*Given task*
Transcribe the whole listing below without changing a word, but leave out every image.

===== Data excerpt

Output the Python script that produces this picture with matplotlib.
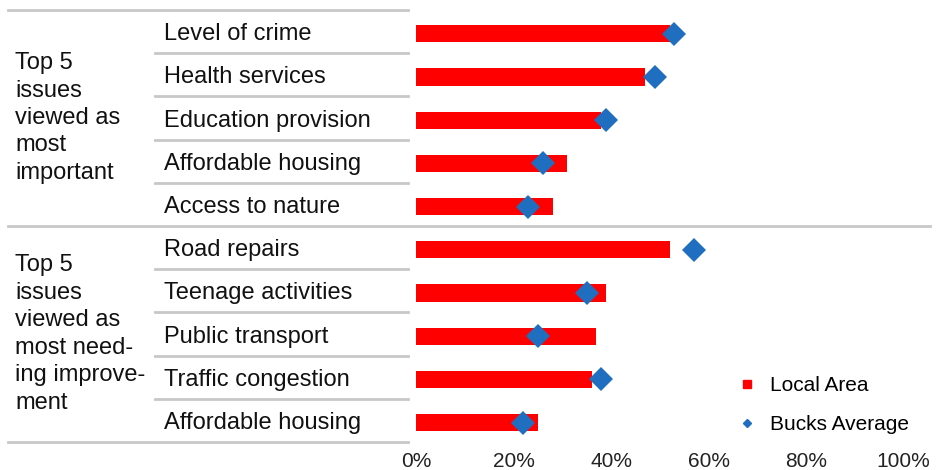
import matplotlib.pyplot as plt
from matplotlib.lines import Line2D
from matplotlib.transforms import blended_transform_factory

plt.rcParams['font.family'] = ['Liberation Sans', 'DejaVu Sans']

# categories, top to bottom
categories = ["Level of crime", "Health services", "Education provision",
              "Affordable housing", "Access to nature",
              "Road repairs", "Teenage activities", "Public transport",
              "Traffic congestion", "Affordable housing"]
local_area = [52, 47, 38, 31, 28, 52, 39, 37, 36, 25]
bucks_average = [53, 49, 39, 26, 23, 57, 35, 25, 38, 22]
group_labels = ["Top 5\nissues\nviewed as\nmost\nimportant",
                "Top 5\nissues\nviewed as\nmost need-\ning improve-\nment"]
x_ticks = [0, 20, 40, 60, 80, 100]
x_tick_labels = ["0%", "20%", "40%", "60%", "80%", "100%"]

W, H = 947, 470
fig = plt.figure(figsize=(W / 100, H / 100), dpi=100)
ax = fig.add_axes([416 / W, (H - 442) / H, (903.5 - 416) / W, 432 / H])

red = '#FF0000'
blue = '#1F6EBF'
grey = '#C8C8C8'

rows = [i + 0.55 for i in range(len(categories))]
ax.barh(rows, local_area, height=0.4, color=red, zorder=2)
ax.plot(bucks_average, rows, 'D', color=blue, markersize=12, markeredgewidth=0, zorder=3)

ax.set_xlim(0, 100)
ax.set_ylim(len(categories), 0)
ax.set_yticks([])
ax.set_xticks(x_ticks)
ax.set_xticklabels(x_tick_labels, fontsize=15, color='#222222')
ax.tick_params(axis='x', length=0, pad=7)
for s in ax.spines.values():
    s.set_visible(False)

tr = blended_transform_factory(fig.transFigure, ax.transData)

# table lines on the left
def hline(x0, x1, y):
    ax.plot([x0 / W, x1 / W], [y, y], color=grey, lw=2, transform=tr, clip_on=False)

hline(8, 408, 0)
hline(8, 930, 5)
hline(8, 408, 10)
for y in [1, 2, 3, 4, 6, 7, 8, 9]:
    hline(155, 408, y)

for i, name in enumerate(categories):
    fig.text(164 / W, i + 0.5, name, transform=tr, fontsize=17,
             va='center_baseline', ha='left', color='#111111')

for g, txt in enumerate(group_labels):
    fig.text(15 / W, g * 5 + 2.5, txt, transform=tr, fontsize=17,
             va='center', ha='left', linespacing=1.32, color='#111111')

handles = [Line2D([], [], marker='s', color=red, linestyle='none', markersize=6),
           Line2D([], [], marker='D', color=blue, linestyle='none', markersize=4.5)]
ax.legend(handles, ["Local Area", "Bucks Average"], loc='upper left',
          bbox_to_anchor=(739 / W, (H - 376) / H), bbox_transform=fig.transFigure,
          frameon=False, fontsize=15, handlelength=0.8, handletextpad=0.7,
          labelspacing=0.95, borderaxespad=0, borderpad=0)

fig.savefig('out.png', dpi=100)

==========

*Response to the task*
Output the Python script that produces this picture with matplotlib.
import matplotlib.pyplot as plt
from matplotlib.lines import Line2D
from matplotlib.transforms import blended_transform_factory

plt.rcParams['font.family'] = ['Liberation Sans', 'DejaVu Sans']

# categories, top to bottom
categories = ["Level of crime", "Health services", "Education provision",
              "Affordable housing", "Access to nature",
              "Road repairs", "Teenage activities", "Public transport",
              "Traffic congestion", "Affordable housing"]
local_area = [52, 47, 38, 31, 28, 52, 39, 37, 36, 25]
bucks_average = [53, 49, 39, 26, 23, 57, 35, 25, 38, 22]
group_labels = ["Top 5\nissues\nviewed as\nmost\nimportant",
                "Top 5\nissues\nviewed as\nmost need-\ning improve-\nment"]
x_ticks = [0, 20, 40, 60, 80, 100]
x_tick_labels = ["0%", "20%", "40%", "60%", "80%", "100%"]

W, H = 947, 470
fig = plt.figure(figsize=(W / 100, H / 100), dpi=100)
ax = fig.add_axes([416 / W, (H - 442) / H, (903.5 - 416) / W, 432 / H])

red = '#FF0000'
blue = '#1F6EBF'
grey = '#C8C8C8'

rows = [i + 0.55 for i in range(len(categories))]
ax.barh(rows, local_area, height=0.4, color=red, zorder=2)
ax.plot(bucks_average, rows, 'D', color=blue, markersize=12, markeredgewidth=0, zorder=3)

ax.set_xlim(0, 100)
ax.set_ylim(len(categories), 0)
ax.set_yticks([])
ax.set_xticks(x_ticks)
ax.set_xticklabels(x_tick_labels, fontsize=15, color='#222222')
ax.tick_params(axis='x', length=0, pad=7)
for s in ax.spines.values():
    s.set_visible(False)

tr = blended_transform_factory(fig.transFigure, ax.transData)

# table lines on the left
def hline(x0, x1, y):
    ax.plot([x0 / W, x1 / W], [y, y], color=grey, lw=2, transform=tr, clip_on=False)

hline(8, 408, 0)
hline(8, 930, 5)
hline(8, 408, 10)
for y in [1, 2, 3, 4, 6, 7, 8, 9]:
    hline(155, 408, y)

for i, name in enumerate(categories):
    fig.text(164 / W, i + 0.5, name, transform=tr, fontsize=17,
             va='center_baseline', ha='left', color='#111111')

for g, txt in enumerate(group_labels):
    fig.text(15 / W, g * 5 + 2.5, txt, transform=tr, fontsize=17,
             va='center', ha='left', linespacing=1.32, color='#111111')

handles = [Line2D([], [], marker='s', color=red, linestyle='none', markersize=6),
           Line2D([], [], marker='D', color=blue, linestyle='none', markersize=4.5)]
ax.legend(handles, ["Local Area", "Bucks Average"], loc='upper left',
          bbox_to_anchor=(739 / W, (H - 376) / H), bbox_transform=fig.transFigure,
          frameon=False, fontsize=15, handlelength=0.8, handletextpad=0.7,
          labelspacing=0.95, borderaxespad=0, borderpad=0)

fig.savefig('out.png', dpi=100)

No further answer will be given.